Which model is right? and which one is wrong? This goes back to the issue of overfitting, a model with too few parameters won't fit the data well, too many and it will but the confidence intervals will be wide. If the goal of the model is to predict future values, a model with too many parameters won't do it well, and if the goal is to interpret values scientifically, the CIs will be too big. And finally as something that is only tangentially related to fitting models:

Sources: Census data polynomial curve fitting, Mexican Turkeys, Doge, and Motulsky.


  1. In response to your question, "which model is right and which model is wrong," I would direct you to one of my favorite quotes by George E. P. Box which says, "all models are wrong, but some are useful." In fitting models to data, I don't believe the goal is to find a "right" model, but one that is most useful to you.

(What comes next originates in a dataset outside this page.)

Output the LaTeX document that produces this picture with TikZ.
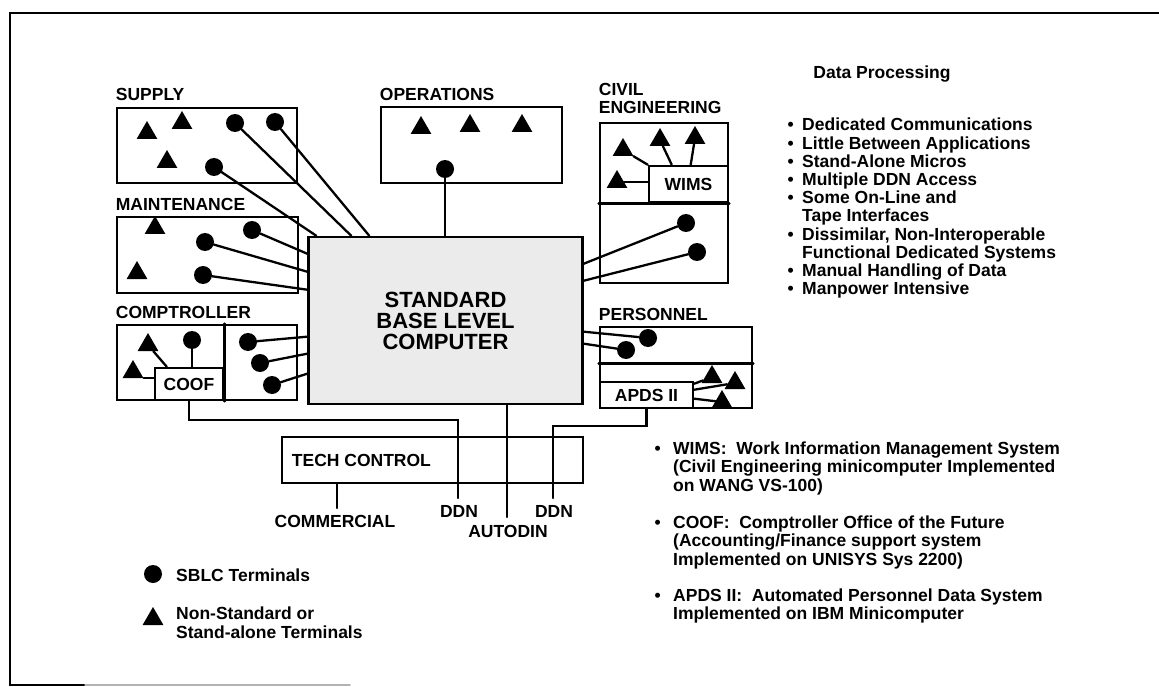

    As evident in the graphs you included on census data, the sixth-order polynomial is likely not the model that would be most useful to you if your goal was to predict the future trends in US population change. However, if your goal were to accurately describe and analyze past trends in US population change, the sixth-order polynomial may be the best model to use.

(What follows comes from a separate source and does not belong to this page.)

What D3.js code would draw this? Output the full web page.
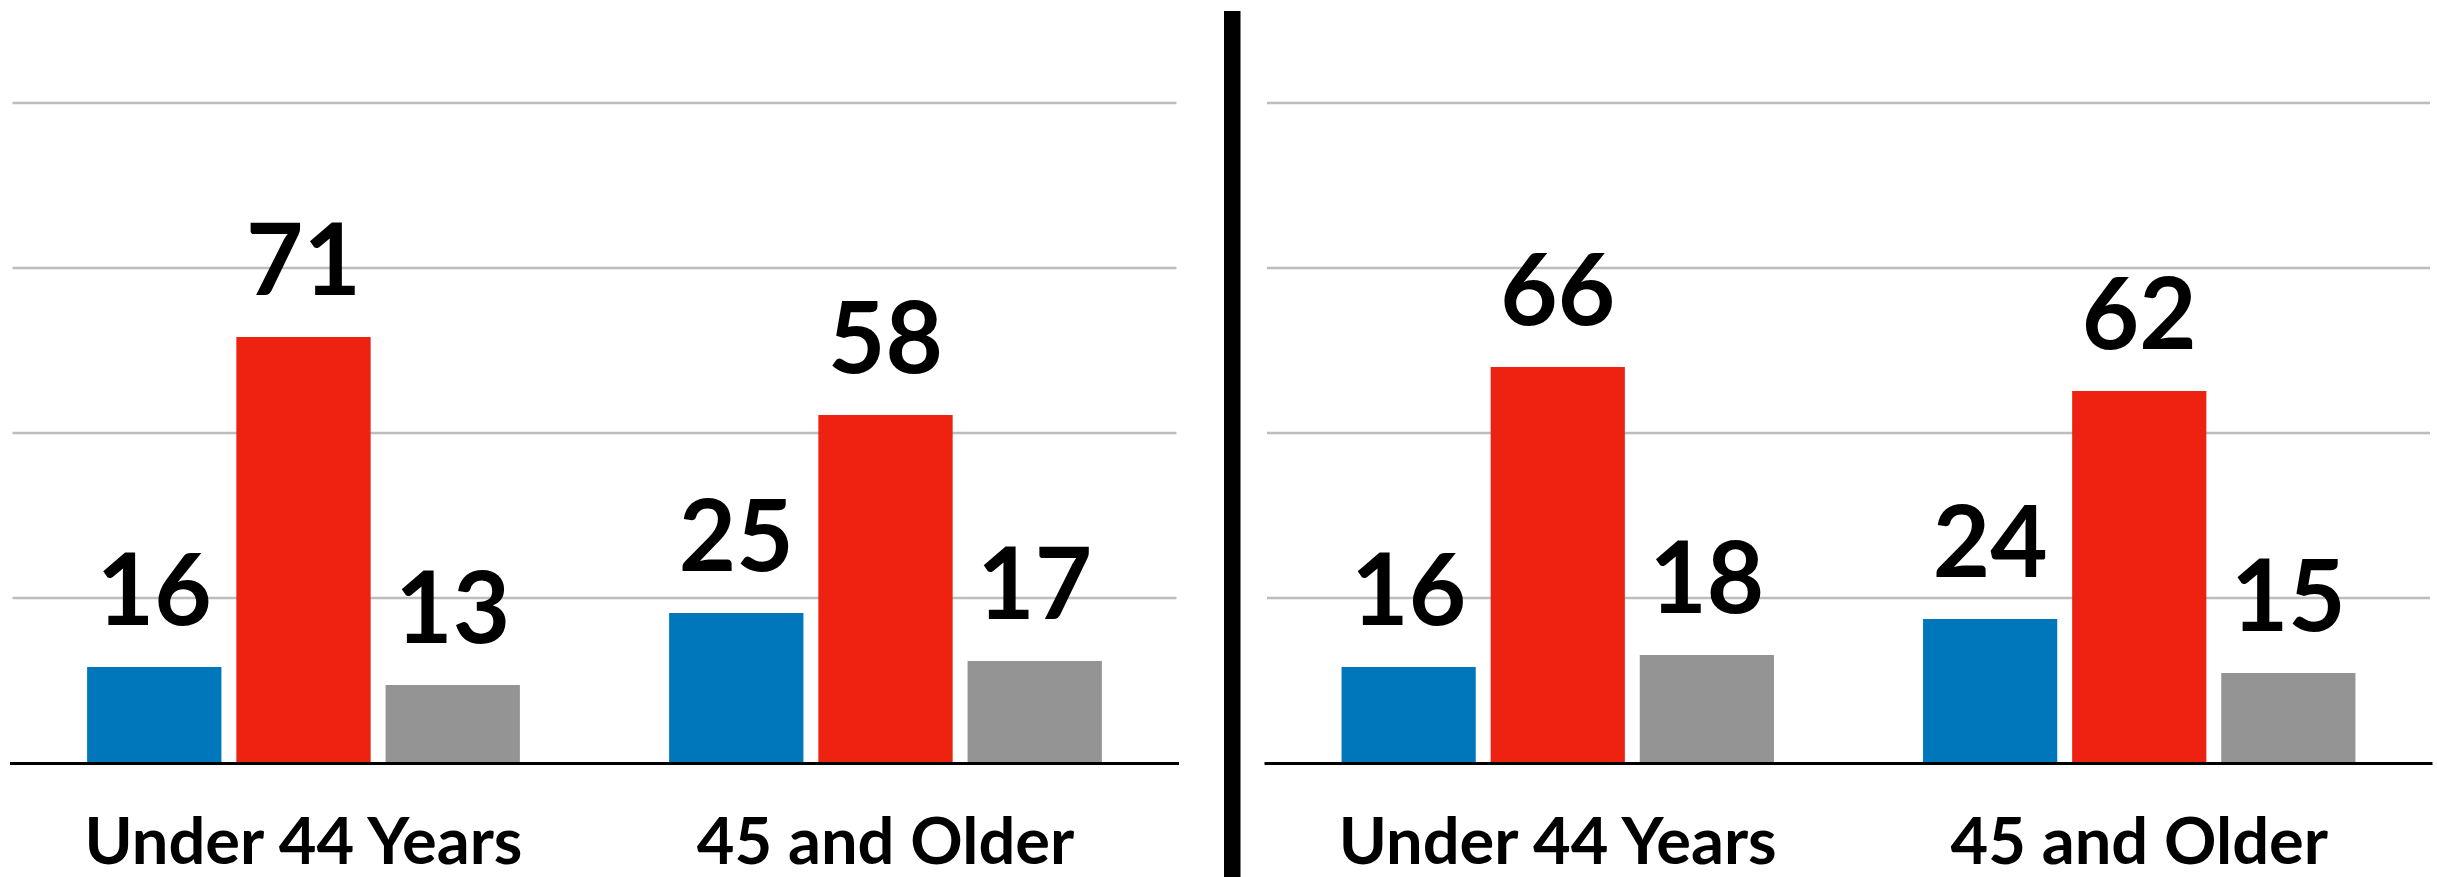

    Overall I think which model you choose to use in a given situation deserves a lot of thought. You need to recognize what goal you wish to achieve with your analysis. I think in the end, however, the mantra that "all models are wrong, but some are useful" should be kept in mind.

  2. I thought that your post showed the importance of choosing the right model for your data. With your US population example, based on which model you choose, you can theoretically find a model that will give you exactly the result you want to see. Maybe the researchers wanted to show that the US population is essentially doomed in the future; as a result, the sixth degree polynomial fit is the perfect model.

    I think this post also shows that it is important to plan out what statistical tests or models you want to use before actually performing your experiment. Otherwise after getting your data, you can just play around with the different models in order to get the results that you like the best, which is introducing bias into your study.